[START INFORMATION PROVIDED]

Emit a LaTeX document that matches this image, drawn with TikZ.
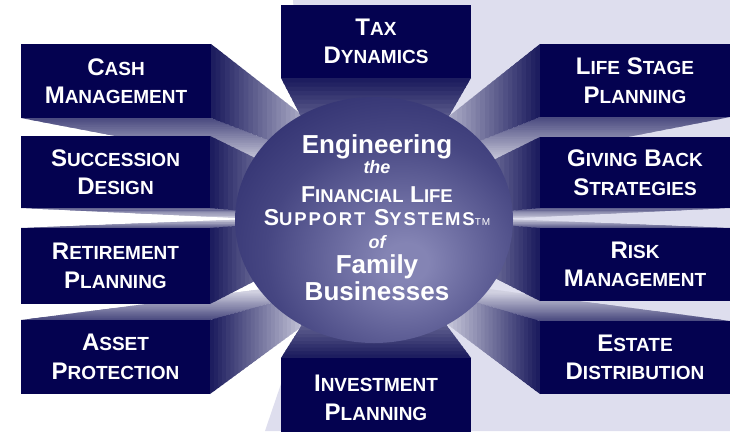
\documentclass[tikz,border=0pt]{standalone}
\usepackage{fontspec}
\setmainfont{Liberation Sans}
\newfontfamily\spacedfont{Liberation Sans}[LetterSpace=10]
\usetikzlibrary{calc,shapes.geometric}
\definecolor{boxnavy}{RGB}{4,2,80}
\definecolor{bglav}{RGB}{222,222,238}
\definecolor{beamdark}{RGB}{20,20,88}
\definecolor{beamlight}{RGB}{208,208,224}
\definecolor{hubin}{RGB}{132,132,180}
\definecolor{hubmid}{RGB}{70,70,130}
\definecolor{hubout}{RGB}{22,22,90}
\pgfdeclareradialshading{hubshade}{\pgfpoint{6bp}{-9bp}}{color(0bp)=(hubin); color(4bp)=(hubin); color(24bp)=(hubmid); color(50bp)=(hubout); color(100bp)=(hubout)}
\newcommand\capA[1]{{\fontsize{24}{28.5}\selectfont#1}}
\newcommand\capB[1]{{\fontsize{19}{28.5}\selectfont#1}}
\newcommand\hcA[1]{{\fontsize{23}{23}\selectfont#1}}
\newcommand\hcB[1]{{\fontsize{18.5}{23}\selectfont#1}}
\newcommand\hubline[1]{\hbox to 0pt{\hss#1\hss}}
% #1 = corner A, #2 = corner B, #3 = vanishing point, #4 = start percentage of light
\newcommand\beamface[4]{%
  \foreach \i in {0,...,39}{%
    \pgfmathsetmacro\ta{\i/40}%
    \pgfmathsetmacro\tb{(\i+1.5)/40}%
    \pgfmathtruncatemacro\pc{min(100,#4+(100-#4)*\ta/0.6)}%
    \fill[beamlight!\pc!beamdark] ($#1!\ta!#3$) -- ($#2!\ta!#3$) -- ($#2!\tb!#3$) -- ($#1!\tb!#3$) -- cycle;
  }}
\begin{document}
\begin{tikzpicture}[x=1pt,y=-1pt,
  tbox/.style={fill=boxnavy, text=white, inner sep=0pt, align=center,
    font=\bfseries\fontsize{24}{28.5}\selectfont}]
\useasboundingbox (0,0) rectangle (730,431);
\fill[white] (0,0) rectangle (730,431);
\fill[bglav] (293,0) -- (730,0) -- (730,431) -- (265,431) -- (301,325) -- (301,110) -- cycle;
% outer rows
\beamface{(21,118)}{(211,118)}{(398,190)}{30}
\beamface{(211,44)}{(211,118)}{(398,190)}{5}
\beamface{(21,320)}{(210,320)}{(372,275)}{30}
\beamface{(210,320)}{(210,394)}{(372,275)}{5}
\beamface{(730,117)}{(540,117)}{(356,190)}{30}
\beamface{(540,44)}{(540,117)}{(356,190)}{5}
\beamface{(730,321)}{(540,321)}{(382,275)}{30}
\beamface{(540,321)}{(540,394)}{(382,275)}{5}
% inner rows
\beamface{(21,208)}{(210,208)}{(392,225)}{30}
\beamface{(210,136)}{(210,208)}{(392,225)}{5}
\beamface{(21,228)}{(210,228)}{(385,214)}{30}
\beamface{(210,228)}{(210,304)}{(385,214)}{5}
\beamface{(730,208)}{(540,208)}{(362,225)}{30}
\beamface{(540,137)}{(540,208)}{(362,225)}{5}
\beamface{(730,228)}{(540,228)}{(369,214)}{30}
\beamface{(540,228)}{(540,301)}{(369,214)}{5}
% top and bottom
\beamface{(281,78)}{(471,78)}{(371,251)}{5}
\beamface{(281,358)}{(471,358)}{(368,220)}{5}
% hub
\node (hub) [ellipse, shade, shading=hubshade, minimum width=278pt, minimum height=246pt, inner sep=0pt] at (374,220) {};
\node (hubtext) [anchor=base, text=white, inner sep=0pt, font=\bfseries\fontsize{23}{23}\selectfont] at (377,153) {\vtop{\baselineskip=0pt \lineskip=0pt \lineskiplimit=-\maxdimen
\hubline{\fontsize{26}{26}\selectfont Engineering}\vskip20pt
\hubline{\fontsize{18}{18}\selectfont\itshape the}\vskip29pt
\hubline{\hcA{F}\hcB{INANCIAL} \hcA{L}\hcB{IFE}}\vskip23pt
\hubline{\spacedfont\hcA{S}\hcB{UPPORT} \hcA{S}\hcB{YSTEMS}{\fontsize{10}{10}\selectfont\mdseries TM}}\vskip23pt
\hubline{\fontsize{18}{18}\selectfont\itshape of}\vskip25pt
\hubline{\fontsize{26}{26}\selectfont Family}\vskip27pt
\hubline{\fontsize{26}{26}\selectfont Businesses}}};
% boxes
\node (cash) [tbox, minimum width=190pt, minimum height=74pt] at (116,81) {\capA{C}\capB{ASH}\\\capA{M}\capB{ANAGEMENT}};
\node (succ) [tbox, minimum width=189pt, minimum height=72pt] at (115.5,172) {\capA{S}\capB{UCCESSION}\\\capA{D}\capB{ESIGN}};
\node (retire) [tbox, minimum width=189pt, minimum height=76pt] at (115.5,266) {\capA{R}\capB{ETIREMENT}\\\capA{P}\capB{LANNING}};
\node (asset) [tbox, minimum width=189pt, minimum height=74pt] at (115.5,357) {\capA{A}\capB{SSET}\\\capA{P}\capB{ROTECTION}};
\node (tax) [tbox, minimum width=190pt, minimum height=73pt] at (376,41.5) {\capA{T}\capB{AX}\\\capA{D}\capB{YNAMICS}};
\node (invest) [tbox, minimum width=190pt, minimum height=80pt] at (376,398) {\capA{I}\capB{NVESTMENT}\\\capA{P}\capB{LANNING}};
\node (life) [tbox, minimum width=190pt, minimum height=73pt] at (635,80.5) {\capA{L}\capB{IFE} \capA{S}\capB{TAGE}\\\capA{P}\capB{LANNING}};
\node (giving) [tbox, minimum width=190pt, minimum height=71pt] at (635,172.5) {\capA{G}\capB{IVING} \capA{B}\capB{ACK}\\\capA{S}\capB{TRATEGIES}};
\node (risk) [tbox, minimum width=190pt, minimum height=73pt] at (635,264.5) {\capA{R}\capB{ISK}\\\capA{M}\capB{ANAGEMENT}};
\node (estate) [tbox, minimum width=190pt, minimum height=73pt] at (635,357.5) {\capA{E}\capB{STATE}\\\capA{D}\capB{ISTRIBUTION}};
\end{tikzpicture}
\end{document}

[END INFORMATION PROVIDED]

__GIVEN REQUEST__: Quote each line of the listing exactly, but leave the pictures out.

__WRITTEN REPLY__:
Emit a LaTeX document that matches this image, drawn with TikZ.
\documentclass[tikz,border=0pt]{standalone}
\usepackage{fontspec}
\setmainfont{Liberation Sans}
\newfontfamily\spacedfont{Liberation Sans}[LetterSpace=10]
\usetikzlibrary{calc,shapes.geometric}
\definecolor{boxnavy}{RGB}{4,2,80}
\definecolor{bglav}{RGB}{222,222,238}
\definecolor{beamdark}{RGB}{20,20,88}
\definecolor{beamlight}{RGB}{208,208,224}
\definecolor{hubin}{RGB}{132,132,180}
\definecolor{hubmid}{RGB}{70,70,130}
\definecolor{hubout}{RGB}{22,22,90}
\pgfdeclareradialshading{hubshade}{\pgfpoint{6bp}{-9bp}}{color(0bp)=(hubin); color(4bp)=(hubin); color(24bp)=(hubmid); color(50bp)=(hubout); color(100bp)=(hubout)}
\newcommand\capA[1]{{\fontsize{24}{28.5}\selectfont#1}}
\newcommand\capB[1]{{\fontsize{19}{28.5}\selectfont#1}}
\newcommand\hcA[1]{{\fontsize{23}{23}\selectfont#1}}
\newcommand\hcB[1]{{\fontsize{18.5}{23}\selectfont#1}}
\newcommand\hubline[1]{\hbox to 0pt{\hss#1\hss}}
% #1 = corner A, #2 = corner B, #3 = vanishing point, #4 = start percentage of light
\newcommand\beamface[4]{%
  \foreach \i in {0,...,39}{%
    \pgfmathsetmacro\ta{\i/40}%
    \pgfmathsetmacro\tb{(\i+1.5)/40}%
    \pgfmathtruncatemacro\pc{min(100,#4+(100-#4)*\ta/0.6)}%
    \fill[beamlight!\pc!beamdark] ($#1!\ta!#3$) -- ($#2!\ta!#3$) -- ($#2!\tb!#3$) -- ($#1!\tb!#3$) -- cycle;
  }}
\begin{document}
\begin{tikzpicture}[x=1pt,y=-1pt,
  tbox/.style={fill=boxnavy, text=white, inner sep=0pt, align=center,
    font=\bfseries\fontsize{24}{28.5}\selectfont}]
\useasboundingbox (0,0) rectangle (730,431);
\fill[white] (0,0) rectangle (730,431);
\fill[bglav] (293,0) -- (730,0) -- (730,431) -- (265,431) -- (301,325) -- (301,110) -- cycle;
% outer rows
\beamface{(21,118)}{(211,118)}{(398,190)}{30}
\beamface{(211,44)}{(211,118)}{(398,190)}{5}
\beamface{(21,320)}{(210,320)}{(372,275)}{30}
\beamface{(210,320)}{(210,394)}{(372,275)}{5}
\beamface{(730,117)}{(540,117)}{(356,190)}{30}
\beamface{(540,44)}{(540,117)}{(356,190)}{5}
\beamface{(730,321)}{(540,321)}{(382,275)}{30}
\beamface{(540,321)}{(540,394)}{(382,275)}{5}
% inner rows
\beamface{(21,208)}{(210,208)}{(392,225)}{30}
\beamface{(210,136)}{(210,208)}{(392,225)}{5}
\beamface{(21,228)}{(210,228)}{(385,214)}{30}
\beamface{(210,228)}{(210,304)}{(385,214)}{5}
\beamface{(730,208)}{(540,208)}{(362,225)}{30}
\beamface{(540,137)}{(540,208)}{(362,225)}{5}
\beamface{(730,228)}{(540,228)}{(369,214)}{30}
\beamface{(540,228)}{(540,301)}{(369,214)}{5}
% top and bottom
\beamface{(281,78)}{(471,78)}{(371,251)}{5}
\beamface{(281,358)}{(471,358)}{(368,220)}{5}
% hub
\node (hub) [ellipse, shade, shading=hubshade, minimum width=278pt, minimum height=246pt, inner sep=0pt] at (374,220) {};
\node (hubtext) [anchor=base, text=white, inner sep=0pt, font=\bfseries\fontsize{23}{23}\selectfont] at (377,153) {\vtop{\baselineskip=0pt \lineskip=0pt \lineskiplimit=-\maxdimen
\hubline{\fontsize{26}{26}\selectfont Engineering}\vskip20pt
\hubline{\fontsize{18}{18}\selectfont\itshape the}\vskip29pt
\hubline{\hcA{F}\hcB{INANCIAL} \hcA{L}\hcB{IFE}}\vskip23pt
\hubline{\spacedfont\hcA{S}\hcB{UPPORT} \hcA{S}\hcB{YSTEMS}{\fontsize{10}{10}\selectfont\mdseries TM}}\vskip23pt
\hubline{\fontsize{18}{18}\selectfont\itshape of}\vskip25pt
\hubline{\fontsize{26}{26}\selectfont Family}\vskip27pt
\hubline{\fontsize{26}{26}\selectfont Businesses}}};
% boxes
\node (cash) [tbox, minimum width=190pt, minimum height=74pt] at (116,81) {\capA{C}\capB{ASH}\\\capA{M}\capB{ANAGEMENT}};
\node (succ) [tbox, minimum width=189pt, minimum height=72pt] at (115.5,172) {\capA{S}\capB{UCCESSION}\\\capA{D}\capB{ESIGN}};
\node (retire) [tbox, minimum width=189pt, minimum height=76pt] at (115.5,266) {\capA{R}\capB{ETIREMENT}\\\capA{P}\capB{LANNING}};
\node (asset) [tbox, minimum width=189pt, minimum height=74pt] at (115.5,357) {\capA{A}\capB{SSET}\\\capA{P}\capB{ROTECTION}};
\node (tax) [tbox, minimum width=190pt, minimum height=73pt] at (376,41.5) {\capA{T}\capB{AX}\\\capA{D}\capB{YNAMICS}};
\node (invest) [tbox, minimum width=190pt, minimum height=80pt] at (376,398) {\capA{I}\capB{NVESTMENT}\\\capA{P}\capB{LANNING}};
\node (life) [tbox, minimum width=190pt, minimum height=73pt] at (635,80.5) {\capA{L}\capB{IFE} \capA{S}\capB{TAGE}\\\capA{P}\capB{LANNING}};
\node (giving) [tbox, minimum width=190pt, minimum height=71pt] at (635,172.5) {\capA{G}\capB{IVING} \capA{B}\capB{ACK}\\\capA{S}\capB{TRATEGIES}};
\node (risk) [tbox, minimum width=190pt, minimum height=73pt] at (635,264.5) {\capA{R}\capB{ISK}\\\capA{M}\capB{ANAGEMENT}};
\node (estate) [tbox, minimum width=190pt, minimum height=73pt] at (635,357.5) {\capA{E}\capB{STATE}\\\capA{D}\capB{ISTRIBUTION}};
\end{tikzpicture}
\end{document}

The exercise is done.